Livro clássico de Balzac: uma reflexão ética sobre o jornalismo impresso diário em ascensão no século XIX

No último parágrafo da sua coluna, o ombudsman se pergunta: “Está chegando o fim do papel?”. Sem apresentar uma resposta, sua esperança é que, ao menos, o jornal impresso tenha uma sobrevida, na lenta agonia rumo ao seu fim. Afinal, apesar de tudo, os recursos obtidos pelos impressos espanhóis (entre assinaturas, venda em banca e anúncios) ainda representam um valor significativo, nada desprezível, de 321 milhões de euros anuais (valores de 2020), quase a metade do total, um pouco menos que as edições digitais – 334 milhões de euros no mesmo período. Mas a queda continua e tudo indica que as imagens, cada vez mais raras, de leituras de jornais nas casas, nas praças, nos ônibus, nos trens, bem como das fervilhantes bancas de outrora, estarão confinadas, definitivamente, às páginas da história.
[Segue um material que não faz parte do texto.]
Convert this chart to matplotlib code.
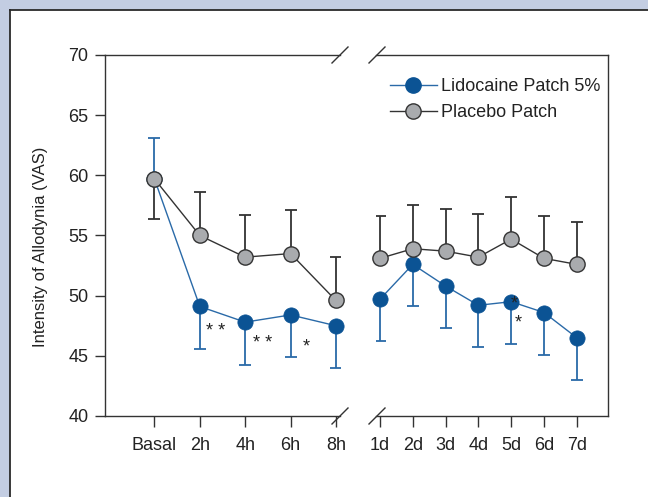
import matplotlib
matplotlib.use("Agg")
import matplotlib.pyplot as plt
from matplotlib import font_manager
from matplotlib.patches import Rectangle
from matplotlib.lines import Line2D

# ---- data ----
early_labels = ["Basal", "2h", "4h", "6h", "8h"]
late_labels = ["1d", "2d", "3d", "4d", "5d", "6d", "7d"]

lido_early = [59.7, 49.1, 47.8, 48.4, 47.5]
lido_early_lo = [0.0, 3.5, 3.6, 3.5, 3.5]
lido_early_hi = [3.4, 0.0, 0.0, 0.0, 0.0]
lido_late = [49.7, 52.6, 50.8, 49.2, 49.5, 48.6, 46.5]
lido_late_lo = [3.5, 3.5, 3.5, 3.5, 3.5, 3.5, 3.5]

plac_early = [59.7, 55.0, 53.2, 53.5, 49.6]
plac_early_lo = [3.3, 0.0, 0.0, 0.0, 0.0]
plac_early_hi = [0.0, 3.6, 3.5, 3.6, 3.6]
plac_late = [53.1, 53.9, 53.7, 53.2, 54.7, 53.1, 52.6]
plac_late_hi = [3.5, 3.6, 3.5, 3.6, 3.5, 3.5, 3.5]

yticks = [40, 45, 50, 55, 60, 65, 70]

# significance marks (label, x index, y value)
stars_early = [("* *", 1.35, 47.0), ("* *", 2.39, 46.0), ("*", 3.35, 45.7)]
stars_late = [("*", 4.1, 49.3), ("*", 4.22, 47.7)]

# ---- fonts ----
avail = {f.name for f in font_manager.fontManager.ttflist}
fam = "Liberation Sans Narrow" if "Liberation Sans Narrow" in avail else "Liberation Sans"
plt.rcParams["font.family"] = [fam, "DejaVu Sans"]
FS = 13

BLUE_M = "#0b5394"
BLUE_L = "#2a6aa8"
GRAY_M = "#a9abae"
DARK = "#333333"

W, H = 648, 497
fig = plt.figure(figsize=(W / 100, H / 100), dpi=100)
fig.patch.set_facecolor("#c3cde2")
fig.patches.append(Rectangle((9.5 / W, 0), 1, 1 - 10 / H, transform=fig.transFigure,
                             facecolor="white", edgecolor="none", zorder=-5))
fig.lines.append(Line2D([9.5 / W, 9.5 / W], [0, 1 - 10 / H], transform=fig.transFigure,
                        color="#2a2a2a", lw=1.3, zorder=-4))
fig.lines.append(Line2D([9.5 / W, 1], [1 - 10 / H, 1 - 10 / H], transform=fig.transFigure,
                        color="#2a2a2a", lw=1.3, zorder=-4))

bottom = (H - 416) / H
height = (416 - 55) / H
axL = fig.add_axes([105 / W, bottom, (340 - 105) / W, height])
axR = fig.add_axes([376 / W, bottom, (608 - 376) / W, height])
for ax in (axL, axR):
    ax.set_facecolor("none")
    ax.set_ylim(40, 70)
    for s in ax.spines.values():
        s.set_color(DARK)
        s.set_linewidth(1.0)
    ax.tick_params(axis="x", direction="out", length=8, width=1.0, color=DARK,
                   pad=7, labelsize=FS, labelcolor="#222222")
    ax.tick_params(axis="y", direction="out", length=7, width=1.0, color=DARK,
                   pad=5, labelsize=FS, labelcolor="#222222")

axL.spines["right"].set_visible(False)
axR.spines["left"].set_visible(False)
axR.tick_params(axis="y", left=False, labelleft=False)
axL.set_yticks(yticks)

xe = list(range(len(early_labels)))
xl = list(range(len(late_labels)))
axL.set_xlim(-1.09, 4.09)
axR.set_xlim(-0.12, 6.95)
axL.set_xticks(xe)
axL.set_xticklabels(early_labels)
axR.set_xticks(xl)
axR.set_xticklabels(late_labels)

axL.set_ylabel("Intensity of Allodynia (VAS)", fontsize=12, color="#222222")
axL.yaxis.set_label_coords((48 - 105) / 235, 0.47)

ms = 11
def draw(ax, x, lido, lido_lo, lido_hi, plac, plac_lo, plac_hi):
    ax.errorbar(x, lido, yerr=[lido_lo, lido_hi], fmt="none", ecolor=BLUE_L,
                elinewidth=1.3, capsize=4.5, capthick=1.3, zorder=2)
    ax.plot(x, lido, color=BLUE_L, lw=1.0, marker="o", ms=ms, mfc=BLUE_M,
            mec=BLUE_M, mew=0.5, zorder=3, clip_on=False)
    ax.errorbar(x, plac, yerr=[plac_lo, plac_hi], fmt="none", ecolor=DARK,
                elinewidth=1.3, capsize=4.5, capthick=1.3, zorder=4)
    ax.plot(x, plac, color=DARK, lw=1.0, marker="o", ms=ms, mfc=GRAY_M,
            mec=DARK, mew=1.0, zorder=5, clip_on=False)

zeros_l = [0.0] * len(late_labels)
draw(axL, xe, lido_early, lido_early_lo, lido_early_hi, plac_early, plac_early_lo, plac_early_hi)
draw(axR, xl, lido_late, lido_late_lo, zeros_l, plac_late, zeros_l, plac_late_hi)

for lab, x, y in stars_early:
    axL.text(x, y, lab, fontsize=FS, ha="center", va="center", color="#222222", zorder=6)
for lab, x, y in stars_late:
    axR.text(x, y, lab, fontsize=FS, ha="center", va="center", color="#222222", zorder=6)

# break marks
def slash(cx, cy):
    fig.lines.append(Line2D([(cx - 8) / W, (cx + 8) / W], [1 - (cy + 8) / H, 1 - (cy - 8) / H],
                            transform=fig.transFigure, color=DARK, lw=1.0))
for cx in (340, 377):
    slash(cx, 55)
    slash(cx, 416)

# legend
h1 = Line2D([], [], color=BLUE_L, lw=1.0, marker="o", ms=ms, mfc=BLUE_M, mec=BLUE_M)
h2 = Line2D([], [], color=DARK, lw=1.0, marker="o", ms=ms, mfc=GRAY_M, mec=DARK)
fig.legend([h1, h2], ["Lidocaine Patch 5%", "Placebo Patch"], loc="upper left",
           bbox_to_anchor=(390 / W, 1 - 78 / H), bbox_transform=fig.transFigure,
           frameon=False, fontsize=FS, borderpad=0, borderaxespad=0,
           handlelength=2.6, handletextpad=0.2, labelspacing=0.5, labelcolor="#222222")

fig.savefig("out.png", dpi=100, facecolor=fig.get_facecolor())
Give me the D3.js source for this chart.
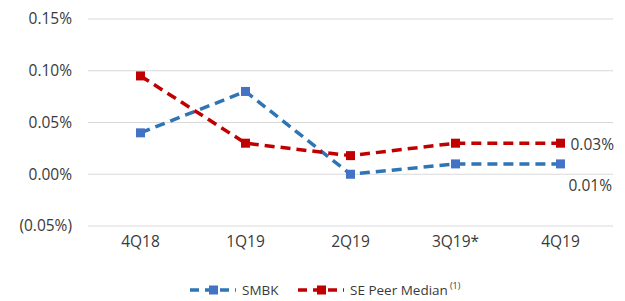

Já está distante no tempo o ato solene, quase religioso, no cotidiano das pessoas, da leitura do jornal, descrito pelo filósofo alemão Hegel, nas primeiras décadas do século XIX, como a “oração matinal do homem moderno”. Agora, as preces são muitas, incontáveis, e nem tem hora definida para o ato litúrgico acontecer: a informação chega o tempo inteiro, nervosamente, de dia e de noite, de todas as direções possíveis, em todos os locais, da fila do banco à sala de espera do dentista, da cama à cozinha. Tudo por obra dos onipresentes meios digitais. Se ainda fosse vivo, seguramente, o francês Honoré de Balzac deixaria de fora da sua monumental obra A Comédia Humana o ainda excelente livro Ilusões Perdidas. Escrito entre 1835 e 1843, esse volume debruçava-se sobre a ameaça do jornalismo em ascensão à hegemonia da literatura como forma de representação da realidade. O olhar de Balzac sobre os periódicos hoje, com certeza, seria bem outro. No rumo oposto ao daquela época, quem sabe esboçaria um réquiem. Afinal, os livros impressos, literários ou não, seguem mais vivos do que nunca, firmes, imperturbáveis. Mas aquele temido jornal diário em papel resiste, estoicamente, com muitas dificuldades, a duras penas. Até quando?